Do you call .backward (retain_graph = True) anywhere? Doing so is
sometimes (usually?) incorrect and can lead to inplace-modification errors.

Note that the shape of the problem tensor, [512, 25], can be a useful
piece of information, see below.

/usr/local/lib/python3.10/dist-packages/torch/autograd/graph.py:744: UserWarning: Error detected in AddmmBackward0. Traceback of forward call that caused the error:
...
  File "<ipython-input-11-96234079d43e>", line 57, in forward
    output = self.last_fc(h)
...
  File "/usr/local/lib/python3.10/dist-packages/torch/nn/modules/linear.py", line 116, in forward
    return F.linear(input, self.weight, self.bias)

…

# Mlp
class Mlp(Module):
        ...
        self.last_fc = Linear(in_size, output_size)
...
# Critic features:
class Critic(Module):
        ...
        for i in range(n_nets):
            net = Mlp(state_dim + action_dim, [512, 512, 512], n_quantiles) # Mlp comes up

Based on the forward-call traceback and the shape reported for the problem
tensor, it looks like last_fc of one of your Critics – a tensor presumably
being optimized – is the cause of your problem.

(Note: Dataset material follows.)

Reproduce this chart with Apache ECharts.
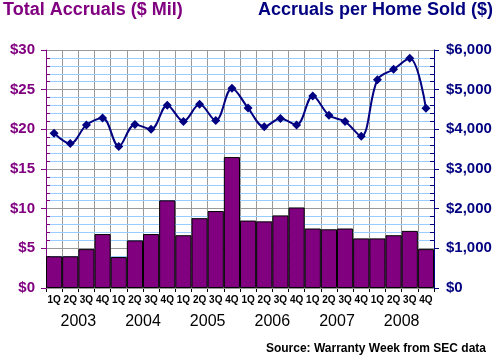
<!DOCTYPE html>
<html><head><meta charset="utf-8">
<script src="https://cdn.jsdelivr.net/npm/echarts@6/dist/echarts.min.js"></script>
<style>html,body{margin:0;padding:0;background:#fff}#c{width:500px;height:362px}</style>
</head><body><div id="c"></div>
<script>
const quarters = ['1Q','2Q','3Q','4Q','1Q','2Q','3Q','4Q','1Q','2Q','3Q','4Q','1Q','2Q','3Q','4Q','1Q','2Q','3Q','4Q','1Q','2Q','3Q','4Q'];
const years = ['2003','2004','2005','2006','2007','2008'];
const totalAccruals = [4.0, 4.0, 4.9, 6.8, 3.9, 6.0, 6.8, 11.05, 6.65, 8.8, 9.7, 16.5, 8.5, 8.4, 9.15, 10.15, 7.5, 7.4, 7.5, 6.25, 6.25, 6.65, 7.2, 4.9];
const perHomeSold = [3900, 3640, 4110, 4285, 3570, 4125, 4000, 4610, 4200, 4630, 4220, 5035, 4535, 4065, 4275, 4110, 4840, 4355, 4195, 3825, 5250, 5515, 5790, 4530];

const FONT = 'Liberation Sans, Arial, sans-serif';
const PURPLE = '#800080', NAVY = '#000080';

const chart = echarts.init(document.getElementById('c'), null, {renderer: 'canvas'});
chart.setOption({
  animation: false,
  backgroundColor: '#fff',
  title: [
    {text: 'Total Accruals ($ Mil)', left: 3, top: 1, padding: 0,
     textStyle: {color: PURPLE, fontSize: 18, fontWeight: 'bold', fontFamily: FONT}},
    {text: 'Accruals per Home Sold ($)', right: 7, top: 1, padding: 0,
     textStyle: {color: NAVY, fontSize: 18, fontWeight: 'bold', fontFamily: FONT}},
    {text: 'Source: Warranty Week from SEC data', right: 14, bottom: 7, padding: 0,
     textStyle: {color: '#000', fontSize: 12, fontWeight: 'bold', fontFamily: FONT}}
  ],
  grid: {left: 46, right: 66, top: 50, bottom: 74},
  xAxis: [
    {type: 'category', data: quarters, position: 'bottom',
     axisLine: {show: true, lineStyle: {color: '#000', width: 1}},
     axisTick: {show: true, length: 4, lineStyle: {color: '#000'}},
     axisLabel: {color: '#000', fontSize: 10, fontWeight: 'bold', fontFamily: FONT, margin: 7, interval: 0},
     splitLine: {show: true, lineStyle: {color: '#999999', width: 1}}},
    {type: 'category', data: years, position: 'bottom', offset: 24,
     axisLine: {show: false}, axisTick: {show: false}, splitLine: {show: false},
     axisLabel: {color: '#000', fontSize: 16, fontFamily: FONT, margin: 2, interval: 0}}
  ],
  yAxis: [
    {type: 'value', position: 'left', min: 0, max: 30, interval: 5, z: 2,
     axisLine: {show: true, lineStyle: {color: PURPLE, width: 1}},
     axisTick: {show: true, length: 5, lineStyle: {color: PURPLE}},
     axisLabel: {color: PURPLE, fontSize: 15, fontWeight: 'bold', fontFamily: FONT, margin: 11,
                 formatter: v => '$' + v},
     splitLine: {show: true, lineStyle: {color: '#999999', width: 1}}},
    {type: 'value', position: 'right', min: 0, max: 6000, interval: 1000, z: 2,
     axisLine: {show: true, lineStyle: {color: NAVY, width: 1}},
     axisTick: {show: true, length: 5, lineStyle: {color: NAVY}},
     axisLabel: {color: NAVY, fontSize: 15, fontWeight: 'bold', fontFamily: FONT, margin: 12,
                 formatter: v => '$' + v.toLocaleString('en-US')},
     splitLine: {show: false}},
    {type: 'value', position: 'left', min: 0, max: 30, interval: 1, z: 1,
     axisLine: {show: false},
     axisTick: {show: true, inside: true, length: 4, lineStyle: {color: PURPLE}},
     axisLabel: {show: false},
     splitLine: {show: true, lineStyle: {color: '#99CCFF', width: 1}}},
    {type: 'value', position: 'right', min: 0, max: 6000, interval: 200, z: 1,
     axisLine: {show: false},
     axisTick: {show: true, inside: true, length: 4, lineStyle: {color: NAVY}},
     axisLabel: {show: false},
     splitLine: {show: false}}
  ],
  series: [
    {type: 'bar', name: 'Total Accruals', data: totalAccruals, xAxisIndex: 0, yAxisIndex: 0,
     barCategoryGap: 0, z: 3,
     itemStyle: {color: PURPLE, borderColor: '#000', borderWidth: 1}},
    {type: 'line', name: 'Accruals per Home Sold', data: perHomeSold, xAxisIndex: 0, yAxisIndex: 1,
     smooth: 0.35, symbol: 'diamond', symbolSize: 9, z: 4,
     itemStyle: {color: NAVY}, lineStyle: {color: NAVY, width: 2}}
  ]
});
</script>
</body></html>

One possibility is that you are doing something like:

loss.backward (retain_graph = True)   # leaves Critic.last_fc in what will become a stale computation graph
...
opt.step()                            # counts as an inplace modification
...
loss.backward (...)                   # backpropagates through the stale graph and hits the modified Critic.last_fc

In any event, you can find various methods for finding inplace-modification errors in the following post (which happens to be about an actor-critic model):

"RuntimeError: one of the variables needed for gradient computation has been modified by an inplace operation: [torch.FloatTensor [64, 1]], which is output 0 of AsStridedBackward0, is at version 3; expected version 2 instead. Hint: the backtrace further a autograd

Hi Fahmyadan and Sangyoon! Here are some suggestions about how to track down (and maybe fix) inplace-modification errors. Note that an inplace modification in the forward pass is not necessarily* an error – it depends on whether and how the tensor that was modified is used in the backward pass. Note that inplace operations can be useful for saving memory – if you replace an innocent inplace operation with an out-of-place equivalent, your training will use more memory (and, to a minor e…

Good luck!

K. Frank